Die vier Lehrerinnen aus dem Tablet-Projekt unterrichten unter anderem in Textverarbeitung und Betriebswirtschaftslehre. Inzwischen setzen auch die Fachlehrer aus Englisch und Gemeinschaftskunde Tablets in ihrem Unterricht ein.

„Schön wäre es, wenn mehr Lehrbücher auf dem Tablet verfügbar wären“, wünscht sich Schülerin Ilenia Cava. Mit dem Tablet den Raum verlassen, um in kleinen Gruppen zu arbeiten, funktioniert auch noch nicht – der WLAN-Empfang in anderen Teilen des Schulgebäudes ist dafür nicht ausreichend.

Mit den Berufsschulen in Böblingen und Aalen, ebenfalls Projektschulen des Landes, die auch angehende Kaufleute für Büromanagement unterrichten, stehen die Tablet-Lehrerinnen in engem Austausch. „Unser Wissensvorsprung vor den Schülern ist nicht groß“, so Schaumann. Die Lehrerinnen arbeiten nun daran, neue Unterrichtsmethoden am Tablet zu entwickeln.

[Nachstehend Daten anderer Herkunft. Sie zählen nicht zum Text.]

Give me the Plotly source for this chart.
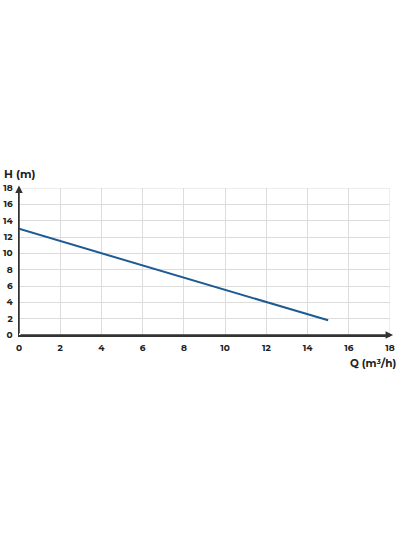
import plotly.graph_objects as go

q_values = [0, 2, 4, 6, 8, 10, 12, 14, 15]
h_values = [13.0, 11.5, 10.0, 8.5, 7.0, 5.5, 4.0, 2.5, 1.8]
x_ticks = [0, 2, 4, 6, 8, 10, 12, 14, 16, 18]
y_ticks = [0, 2, 4, 6, 8, 10, 12, 14, 16, 18]

font_family = "Montserrat, 'Open Sans', 'DejaVu Sans', sans-serif"

L, R, T, B = 19, 10, 188, 202
W, H = 400, 537

fig = go.Figure()
fig.add_trace(go.Scatter(
    x=q_values, y=h_values, mode="lines",
    line=dict(color="#1e5b92", width=2),
    hoverinfo="skip", showlegend=False,
))

fig.update_layout(
    width=W, height=H,
    margin=dict(l=L, r=R, t=T, b=B),
    paper_bgcolor="white", plot_bgcolor="white",
    font=dict(family=font_family, size=9, color="#222222"),
    xaxis=dict(
        range=[0, 18], tickvals=x_ticks, ticktext=[str(v) for v in x_ticks],
        showgrid=True, gridcolor="#dcdcdc", gridwidth=1,
        showline=True, linecolor="#333333", linewidth=1.5,
        zeroline=False, ticks="", ticklabelstandoff=4, automargin=False,
        tickfont=dict(family=font_family, size=9, color="#222222", weight="bold"),
        fixedrange=True,
    ),
    yaxis=dict(
        range=[0, 18], tickvals=y_ticks, ticktext=[str(v) for v in y_ticks],
        showgrid=True, gridcolor="#dcdcdc", gridwidth=1,
        showline=True, linecolor="#333333", linewidth=1.5,
        zeroline=False, ticks="", ticklabelstandoff=3, automargin=False,
        tickfont=dict(family=font_family, size=9, color="#222222", weight="bold"),
        fixedrange=True,
    ),
    shapes=[
        dict(type="line", xref="x", yref="y", x0=0, x1=18, y0=18, y1=18,
             line=dict(color="#dcdcdc", width=1), layer="below"),
        dict(type="line", xref="x", yref="y", x0=18, x1=18, y0=0, y1=18,
             line=dict(color="#dcdcdc", width=1), layer="below"),
    ],
)

plot_w = W - L - R
plot_h = H - T - B

def px_to_paper(px, py):
    return (px - L) / plot_w, (H - B - py) / plot_h

hx, hy = px_to_paper(2, 174)
qx, qy = px_to_paper(398, 363)

fig.add_annotation(x=0, y=18.3, ax=0, ay=0, xref="x", yref="y", axref="x", ayref="y",
                   text="", showarrow=True, arrowhead=2, arrowsize=1, arrowwidth=1.5,
                   arrowcolor="#333333")
fig.add_annotation(x=18.15, y=0, ax=0, ay=0, xref="x", yref="y", axref="x", ayref="y",
                   text="", showarrow=True, arrowhead=2, arrowsize=1, arrowwidth=1.5,
                   arrowcolor="#333333")
fig.add_annotation(x=hx, y=hy, xref="paper", yref="paper", text="<b>H (m)</b>",
                   showarrow=False, xanchor="left", yanchor="middle",
                   font=dict(family=font_family, size=11, color="#222222"))
fig.add_annotation(x=qx, y=qy, xref="paper", yref="paper", text="<b>Q (m³/h)</b>",
                   showarrow=False, xanchor="right", yanchor="middle",
                   font=dict(family=font_family, size=10.5, color="#222222"))

fig.write_html(
    "out.html",
    config={"displayModeBar": False, "staticPlot": True},
    post_script="document.body.style.margin='0';document.body.style.padding='0';",
)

Wie es nach dem Ende der dreijährigen Projektphase weitergeht, ist bisher unklar. Die Entscheidung liegt beim Kultusministerium. „Wir hoffen, dass das Projekt auf die breite Masse ausgeweitet wird und möglichst viele Schüler möglichst permanent auf die Geräte zugreifen können“, wünscht sich Manuela Stegmaier.